Write out the full listing exactly as given, minus the images.

# # #

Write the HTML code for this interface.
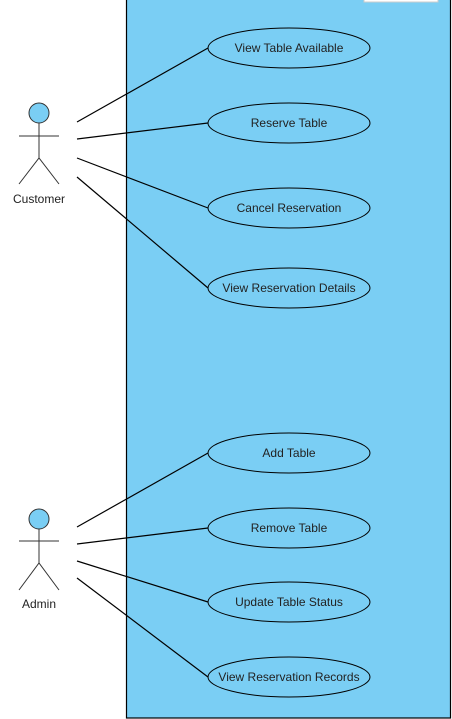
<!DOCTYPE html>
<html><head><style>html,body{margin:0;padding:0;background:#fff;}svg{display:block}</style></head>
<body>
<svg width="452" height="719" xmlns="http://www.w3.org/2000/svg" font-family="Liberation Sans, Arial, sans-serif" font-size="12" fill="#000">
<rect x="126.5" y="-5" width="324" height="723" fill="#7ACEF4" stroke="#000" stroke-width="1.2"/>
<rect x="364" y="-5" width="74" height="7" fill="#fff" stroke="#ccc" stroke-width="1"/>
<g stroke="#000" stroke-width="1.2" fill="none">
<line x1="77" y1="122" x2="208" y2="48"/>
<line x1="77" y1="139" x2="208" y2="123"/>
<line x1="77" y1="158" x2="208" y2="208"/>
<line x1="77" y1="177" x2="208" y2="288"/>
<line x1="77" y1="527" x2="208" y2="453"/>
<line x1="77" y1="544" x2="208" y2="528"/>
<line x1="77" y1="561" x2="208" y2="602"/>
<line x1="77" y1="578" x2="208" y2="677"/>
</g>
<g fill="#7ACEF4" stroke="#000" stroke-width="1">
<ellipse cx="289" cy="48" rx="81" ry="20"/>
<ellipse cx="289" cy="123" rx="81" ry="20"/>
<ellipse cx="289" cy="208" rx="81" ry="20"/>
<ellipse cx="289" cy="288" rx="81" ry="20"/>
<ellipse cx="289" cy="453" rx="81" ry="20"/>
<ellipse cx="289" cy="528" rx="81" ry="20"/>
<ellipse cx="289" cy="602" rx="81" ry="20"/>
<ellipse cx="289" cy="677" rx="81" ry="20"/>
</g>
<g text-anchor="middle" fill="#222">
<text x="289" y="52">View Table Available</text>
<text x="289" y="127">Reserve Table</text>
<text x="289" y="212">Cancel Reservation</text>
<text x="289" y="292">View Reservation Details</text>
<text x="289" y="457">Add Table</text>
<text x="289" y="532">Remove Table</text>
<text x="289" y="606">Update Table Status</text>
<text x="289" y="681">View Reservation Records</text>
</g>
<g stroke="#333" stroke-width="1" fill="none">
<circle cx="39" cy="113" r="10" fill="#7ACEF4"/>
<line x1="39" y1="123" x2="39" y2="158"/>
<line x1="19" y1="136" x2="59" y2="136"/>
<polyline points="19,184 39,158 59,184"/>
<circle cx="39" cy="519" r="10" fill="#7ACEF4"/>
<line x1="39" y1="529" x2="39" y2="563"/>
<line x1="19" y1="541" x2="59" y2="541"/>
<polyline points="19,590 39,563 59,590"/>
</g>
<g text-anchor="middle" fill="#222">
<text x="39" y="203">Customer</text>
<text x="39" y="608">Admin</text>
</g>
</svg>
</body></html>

# # #

> **Complete response**:
Write the HTML code for this interface.
<!DOCTYPE html>
<html><head><style>html,body{margin:0;padding:0;background:#fff;}svg{display:block}</style></head>
<body>
<svg width="452" height="719" xmlns="http://www.w3.org/2000/svg" font-family="Liberation Sans, Arial, sans-serif" font-size="12" fill="#000">
<rect x="126.5" y="-5" width="324" height="723" fill="#7ACEF4" stroke="#000" stroke-width="1.2"/>
<rect x="364" y="-5" width="74" height="7" fill="#fff" stroke="#ccc" stroke-width="1"/>
<g stroke="#000" stroke-width="1.2" fill="none">
<line x1="77" y1="122" x2="208" y2="48"/>
<line x1="77" y1="139" x2="208" y2="123"/>
<line x1="77" y1="158" x2="208" y2="208"/>
<line x1="77" y1="177" x2="208" y2="288"/>
<line x1="77" y1="527" x2="208" y2="453"/>
<line x1="77" y1="544" x2="208" y2="528"/>
<line x1="77" y1="561" x2="208" y2="602"/>
<line x1="77" y1="578" x2="208" y2="677"/>
</g>
<g fill="#7ACEF4" stroke="#000" stroke-width="1">
<ellipse cx="289" cy="48" rx="81" ry="20"/>
<ellipse cx="289" cy="123" rx="81" ry="20"/>
<ellipse cx="289" cy="208" rx="81" ry="20"/>
<ellipse cx="289" cy="288" rx="81" ry="20"/>
<ellipse cx="289" cy="453" rx="81" ry="20"/>
<ellipse cx="289" cy="528" rx="81" ry="20"/>
<ellipse cx="289" cy="602" rx="81" ry="20"/>
<ellipse cx="289" cy="677" rx="81" ry="20"/>
</g>
<g text-anchor="middle" fill="#222">
<text x="289" y="52">View Table Available</text>
<text x="289" y="127">Reserve Table</text>
<text x="289" y="212">Cancel Reservation</text>
<text x="289" y="292">View Reservation Details</text>
<text x="289" y="457">Add Table</text>
<text x="289" y="532">Remove Table</text>
<text x="289" y="606">Update Table Status</text>
<text x="289" y="681">View Reservation Records</text>
</g>
<g stroke="#333" stroke-width="1" fill="none">
<circle cx="39" cy="113" r="10" fill="#7ACEF4"/>
<line x1="39" y1="123" x2="39" y2="158"/>
<line x1="19" y1="136" x2="59" y2="136"/>
<polyline points="19,184 39,158 59,184"/>
<circle cx="39" cy="519" r="10" fill="#7ACEF4"/>
<line x1="39" y1="529" x2="39" y2="563"/>
<line x1="19" y1="541" x2="59" y2="541"/>
<polyline points="19,590 39,563 59,590"/>
</g>
<g text-anchor="middle" fill="#222">
<text x="39" y="203">Customer</text>
<text x="39" y="608">Admin</text>
</g>
</svg>
</body></html>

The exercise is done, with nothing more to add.